Décamérez ! La lectrice et le conteur (j28)

Du néologisme verbal décamérer : « sortir de sa chambre en restant confiné ». Vingt-huitième jour de confinement : « un tempo pour tout ».

Dans les jardins de la pensée
Les étoiles – filantes ou fixes –
Et les mots – cultivés ou sauvages –

Jardins en terrasse, ouvriers,
D’enfants, d’hiver, ou bien d’Eden,
Secs, secrets ou suspendus :

aérez !

Décamérez ! La lectrice et le conteur, ou un tempo pour tout (j28)

© Gallica/BnF

Une partie de campagne. Chez une lectrice, par exemple – entre amis.

Il faisait beau. Une longue promenade est décidée, moitié à pied, moitié à cheval. La lectrice est prise à part par un ami qui lui propose de la prendre en croupe et lui promet de lui raconter, chemin faisant, la plus jolie histoire du monde.

Elle se laisse faire.

Mais voilà : il s’embrouille, se répète, se reprend. Il veut recommencer, s’embarrasse à nouveau, confond les noms. Il ne sait plus ce qu’il dit, ni même ce qu’il veut dire. Il semble s’embourber dans un maelström de mots. Bégayant.

Des nappes sonores, sans queue ni tête.

Elle écoutait en silence, s’accrochait comme elle pouvait. Elle souffrait sûrement d’entendre ce charabia qui lui faisait tourner la tête au trot.

Brusquement : « Laisse-moi descendre, s’il te plaît. Ton cheval est trop rude pour moi. »

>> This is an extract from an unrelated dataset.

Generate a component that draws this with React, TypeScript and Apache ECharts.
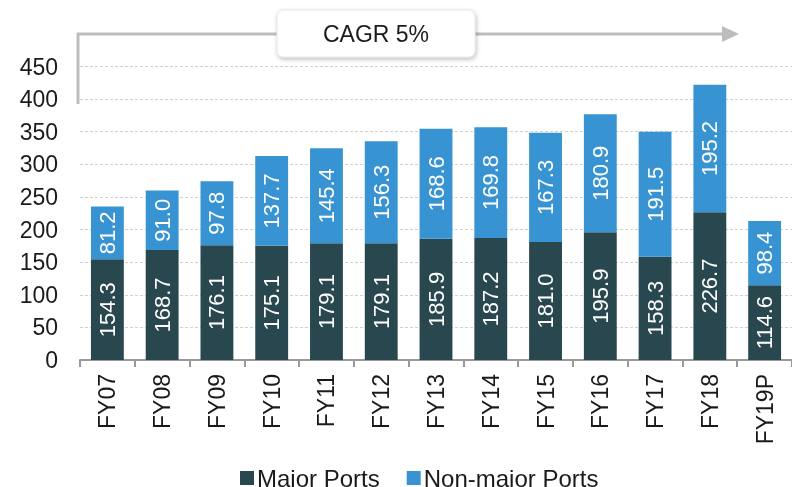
import React, { useEffect, useRef } from "react";
import * as echarts from "echarts";

const categories = ["FY07", "FY08", "FY09", "FY10", "FY11", "FY12", "FY13", "FY14", "FY15", "FY16", "FY17", "FY18", "FY19P"];
const majorPorts = [154.3, 168.7, 176.1, 175.1, 179.1, 179.1, 185.9, 187.2, 181.0, 195.9, 158.3, 226.7, 114.6];
const nonMajorPorts = [81.2, 91.0, 97.8, 137.7, 145.4, 156.3, 168.6, 169.8, 167.3, 180.9, 191.5, 195.2, 98.4];
const cagrText = "CAGR 5%";

const FONT = "Liberation Sans, Arial, sans-serif";

export default function App() {
  const ref = useRef<HTMLDivElement>(null);
  useEffect(() => {
    if (!ref.current) return;
    const chart = echarts.init(ref.current, null, { renderer: "svg" });
    const barLabel = {
      show: true,
      position: "inside" as const,
      rotate: 90,
      color: "#ffffff",
      fontSize: 22,
      fontFamily: FONT,
      formatter: (p: any) => Number(p.value).toFixed(1),
    };
    chart.setOption({
      animation: false,
      textStyle: { fontFamily: FONT },
      grid: { left: 80, right: -12, top: 66.5, bottom: 127, containLabel: false },
      legend: {
        data: ["Major Ports", "Non-major Ports"],
        left: 240,
        top: 466,
        padding: 0,
        icon: "rect",
        itemWidth: 14,
        itemHeight: 14,
        itemGap: 27,
        textStyle: { fontSize: 24, color: "#1a1a1a", fontFamily: FONT, padding: [0, 0, 0, -2] },
      },
      xAxis: {
        type: "category",
        data: categories,
        axisLine: { show: true, lineStyle: { color: "#999999", width: 2 } },
        axisTick: { show: true, length: 7, lineStyle: { color: "#999999", width: 2 } },
        axisLabel: { rotate: 90, fontSize: 23, color: "#1a1a1a", margin: 14, fontFamily: FONT },
      },
      yAxis: {
        type: "value",
        min: 0,
        max: 450,
        interval: 50,
        axisLine: { show: false },
        axisTick: { show: false },
        axisLabel: { fontSize: 23, color: "#1a1a1a", margin: 22, fontFamily: FONT },
        splitLine: { show: true, lineStyle: { color: "#d0d0d0", type: [3, 2], width: 1 } },
      },
      series: [
        {
          name: "Major Ports",
          type: "bar",
          stack: "total",
          data: majorPorts,
          barCategoryGap: "40%",
          itemStyle: { color: "#29474f" },
          label: barLabel,
        },
        {
          name: "Non-major Ports",
          type: "bar",
          stack: "total",
          data: nonMajorPorts,
          barCategoryGap: "40%",
          itemStyle: { color: "#3893d3" },
          label: barLabel,
        },
      ],
      graphic: [
        {
          type: "polyline",
          shape: { points: [[78, 104], [78, 34], [726, 34]] },
          style: { stroke: "#bdbdbd", lineWidth: 3, fill: null },
          z: 10,
        },
        {
          type: "polygon",
          shape: { points: [[722, 26], [739, 34], [722, 42]] },
          style: { fill: "#bdbdbd" },
          z: 10,
        },
        {
          type: "rect",
          shape: { x: 277, y: 10, width: 198, height: 47, r: 6 },
          style: {
            fill: "#ffffff",
            stroke: "#e6e6e6",
            lineWidth: 1,
            shadowBlur: 4,
            shadowOffsetX: 1,
            shadowOffsetY: 2,
            shadowColor: "rgba(0,0,0,0.25)",
          },
          z: 11,
        },
        {
          type: "text",
          x: 376,
          y: 34,
          style: {
            text: cagrText,
            fontSize: 23,
            fontFamily: FONT,
            fill: "#1a1a1a",
            align: "center",
            verticalAlign: "middle",
          },
          z: 12,
        },
      ],
    });
    return () => chart.dispose();
  }, []);
  return <div ref={ref} style={{ position: "fixed", left: 0, top: 0, width: 792, height: 487 }} />;
}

Il n’était pas bête. Il laissa son histoire, ralentit sa monture et parla d’autre chose, sans plan sur la comète – en improvisant, à bâtons rompus, simplement à l’écoute. Il finit par capter l’attention de celle qu’il avait prise en croupe.

Une affaire essentielle de rythme.


En attendant Nadeau s’est proposé d’héberger ce « néodécameron » abrégé : Décamérez ! est une traduction recréatrice improvisée, partagée avec vous au jour le jour, pour une drôle de saison.